* **SHORT PROBLEM**:
Look below for the line containing "Emit a Python"; from there through the line containing "ax_b = fig.add_axes([697", both lines included, please set down each line exactly and nothing else.

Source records
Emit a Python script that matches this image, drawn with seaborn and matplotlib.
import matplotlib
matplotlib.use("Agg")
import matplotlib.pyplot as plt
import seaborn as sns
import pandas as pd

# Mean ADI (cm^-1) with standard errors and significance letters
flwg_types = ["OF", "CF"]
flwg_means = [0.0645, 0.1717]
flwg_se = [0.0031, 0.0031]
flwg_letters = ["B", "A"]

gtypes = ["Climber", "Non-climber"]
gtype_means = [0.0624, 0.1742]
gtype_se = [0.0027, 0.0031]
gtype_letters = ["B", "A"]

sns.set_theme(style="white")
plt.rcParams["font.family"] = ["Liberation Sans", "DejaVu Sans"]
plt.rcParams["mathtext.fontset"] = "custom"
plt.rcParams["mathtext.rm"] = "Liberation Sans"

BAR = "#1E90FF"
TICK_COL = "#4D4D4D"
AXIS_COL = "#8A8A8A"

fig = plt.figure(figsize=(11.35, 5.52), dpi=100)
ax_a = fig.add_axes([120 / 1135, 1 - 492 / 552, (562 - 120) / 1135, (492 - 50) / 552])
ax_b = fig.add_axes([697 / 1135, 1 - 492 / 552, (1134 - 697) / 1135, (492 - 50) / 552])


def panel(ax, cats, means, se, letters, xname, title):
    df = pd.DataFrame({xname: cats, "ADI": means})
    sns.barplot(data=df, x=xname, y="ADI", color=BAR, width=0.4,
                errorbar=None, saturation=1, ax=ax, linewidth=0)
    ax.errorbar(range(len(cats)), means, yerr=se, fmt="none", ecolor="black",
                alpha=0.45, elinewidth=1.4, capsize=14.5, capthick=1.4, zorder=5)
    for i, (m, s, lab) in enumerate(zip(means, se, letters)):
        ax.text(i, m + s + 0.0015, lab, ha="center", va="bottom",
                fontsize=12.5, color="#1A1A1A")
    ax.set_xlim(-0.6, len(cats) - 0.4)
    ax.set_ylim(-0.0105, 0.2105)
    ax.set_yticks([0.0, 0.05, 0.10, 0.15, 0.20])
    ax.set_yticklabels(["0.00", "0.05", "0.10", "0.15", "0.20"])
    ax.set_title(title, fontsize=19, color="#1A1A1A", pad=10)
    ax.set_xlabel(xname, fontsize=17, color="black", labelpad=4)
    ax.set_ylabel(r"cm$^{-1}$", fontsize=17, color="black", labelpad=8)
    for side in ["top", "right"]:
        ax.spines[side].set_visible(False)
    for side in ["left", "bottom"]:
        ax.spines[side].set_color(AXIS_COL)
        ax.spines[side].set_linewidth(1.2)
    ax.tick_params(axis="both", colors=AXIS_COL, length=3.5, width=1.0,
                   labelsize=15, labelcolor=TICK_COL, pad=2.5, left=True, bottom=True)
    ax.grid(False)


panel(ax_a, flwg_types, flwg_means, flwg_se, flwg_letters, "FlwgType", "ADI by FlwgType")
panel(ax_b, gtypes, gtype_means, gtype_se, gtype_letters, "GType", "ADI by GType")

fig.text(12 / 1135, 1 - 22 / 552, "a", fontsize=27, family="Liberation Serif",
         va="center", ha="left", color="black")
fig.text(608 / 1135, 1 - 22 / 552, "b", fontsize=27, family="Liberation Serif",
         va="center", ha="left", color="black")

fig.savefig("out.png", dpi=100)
...
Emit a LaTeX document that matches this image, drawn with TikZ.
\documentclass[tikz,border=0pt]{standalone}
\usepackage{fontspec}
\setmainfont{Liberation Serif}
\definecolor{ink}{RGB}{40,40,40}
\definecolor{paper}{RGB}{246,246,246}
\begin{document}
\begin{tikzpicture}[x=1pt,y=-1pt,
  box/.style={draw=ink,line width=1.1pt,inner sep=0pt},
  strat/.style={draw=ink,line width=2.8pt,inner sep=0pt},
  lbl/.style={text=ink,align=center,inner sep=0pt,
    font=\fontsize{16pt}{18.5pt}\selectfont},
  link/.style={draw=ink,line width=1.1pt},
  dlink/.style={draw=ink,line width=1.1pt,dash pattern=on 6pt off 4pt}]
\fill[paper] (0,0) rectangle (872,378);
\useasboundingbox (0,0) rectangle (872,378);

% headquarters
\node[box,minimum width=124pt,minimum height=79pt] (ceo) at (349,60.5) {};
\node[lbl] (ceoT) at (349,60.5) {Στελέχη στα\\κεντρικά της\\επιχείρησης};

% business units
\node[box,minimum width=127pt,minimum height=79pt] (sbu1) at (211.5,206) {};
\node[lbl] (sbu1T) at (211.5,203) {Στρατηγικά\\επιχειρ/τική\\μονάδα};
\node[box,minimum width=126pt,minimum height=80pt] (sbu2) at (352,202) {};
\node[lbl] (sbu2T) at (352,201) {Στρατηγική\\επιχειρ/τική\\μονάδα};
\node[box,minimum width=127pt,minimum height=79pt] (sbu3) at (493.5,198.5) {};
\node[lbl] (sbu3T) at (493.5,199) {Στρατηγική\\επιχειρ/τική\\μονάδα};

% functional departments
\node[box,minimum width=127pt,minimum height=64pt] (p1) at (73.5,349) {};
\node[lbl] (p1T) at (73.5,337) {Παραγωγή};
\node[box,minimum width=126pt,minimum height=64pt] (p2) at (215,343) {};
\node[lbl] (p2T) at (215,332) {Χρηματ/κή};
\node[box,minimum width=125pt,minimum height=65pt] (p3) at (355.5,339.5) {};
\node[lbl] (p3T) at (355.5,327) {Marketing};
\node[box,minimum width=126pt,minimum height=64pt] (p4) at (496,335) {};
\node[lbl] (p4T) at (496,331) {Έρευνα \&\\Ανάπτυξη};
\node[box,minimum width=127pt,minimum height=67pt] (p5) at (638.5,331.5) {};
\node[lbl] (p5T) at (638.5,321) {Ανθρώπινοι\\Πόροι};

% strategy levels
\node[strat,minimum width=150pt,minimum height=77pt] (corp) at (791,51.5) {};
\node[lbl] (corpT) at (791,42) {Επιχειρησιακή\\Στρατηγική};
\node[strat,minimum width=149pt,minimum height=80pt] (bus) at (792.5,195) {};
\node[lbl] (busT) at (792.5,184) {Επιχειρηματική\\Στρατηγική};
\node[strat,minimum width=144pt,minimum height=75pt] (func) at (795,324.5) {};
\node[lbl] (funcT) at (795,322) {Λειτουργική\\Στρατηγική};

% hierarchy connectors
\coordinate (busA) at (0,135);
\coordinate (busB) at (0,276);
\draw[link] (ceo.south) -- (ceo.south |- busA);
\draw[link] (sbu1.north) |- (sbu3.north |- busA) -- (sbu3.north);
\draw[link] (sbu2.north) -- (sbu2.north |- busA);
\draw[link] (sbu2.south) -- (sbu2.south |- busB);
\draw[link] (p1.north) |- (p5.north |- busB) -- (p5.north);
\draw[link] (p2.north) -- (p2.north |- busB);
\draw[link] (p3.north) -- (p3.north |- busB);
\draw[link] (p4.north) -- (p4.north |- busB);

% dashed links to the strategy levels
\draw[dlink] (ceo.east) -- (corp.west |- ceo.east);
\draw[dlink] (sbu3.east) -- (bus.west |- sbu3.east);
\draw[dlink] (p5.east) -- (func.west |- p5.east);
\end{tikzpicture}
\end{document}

* **FINAL RESULT**:
Emit a Python script that matches this image, drawn with seaborn and matplotlib.
import matplotlib
matplotlib.use("Agg")
import matplotlib.pyplot as plt
import seaborn as sns
import pandas as pd

# Mean ADI (cm^-1) with standard errors and significance letters
flwg_types = ["OF", "CF"]
flwg_means = [0.0645, 0.1717]
flwg_se = [0.0031, 0.0031]
flwg_letters = ["B", "A"]

gtypes = ["Climber", "Non-climber"]
gtype_means = [0.0624, 0.1742]
gtype_se = [0.0027, 0.0031]
gtype_letters = ["B", "A"]

sns.set_theme(style="white")
plt.rcParams["font.family"] = ["Liberation Sans", "DejaVu Sans"]
plt.rcParams["mathtext.fontset"] = "custom"
plt.rcParams["mathtext.rm"] = "Liberation Sans"

BAR = "#1E90FF"
TICK_COL = "#4D4D4D"
AXIS_COL = "#8A8A8A"

fig = plt.figure(figsize=(11.35, 5.52), dpi=100)
ax_a = fig.add_axes([120 / 1135, 1 - 492 / 552, (562 - 120) / 1135, (492 - 50) / 552])
ax_b = fig.add_axes([697 / 1135, 1 - 492 / 552, (1134 - 697) / 1135, (492 - 50) / 552])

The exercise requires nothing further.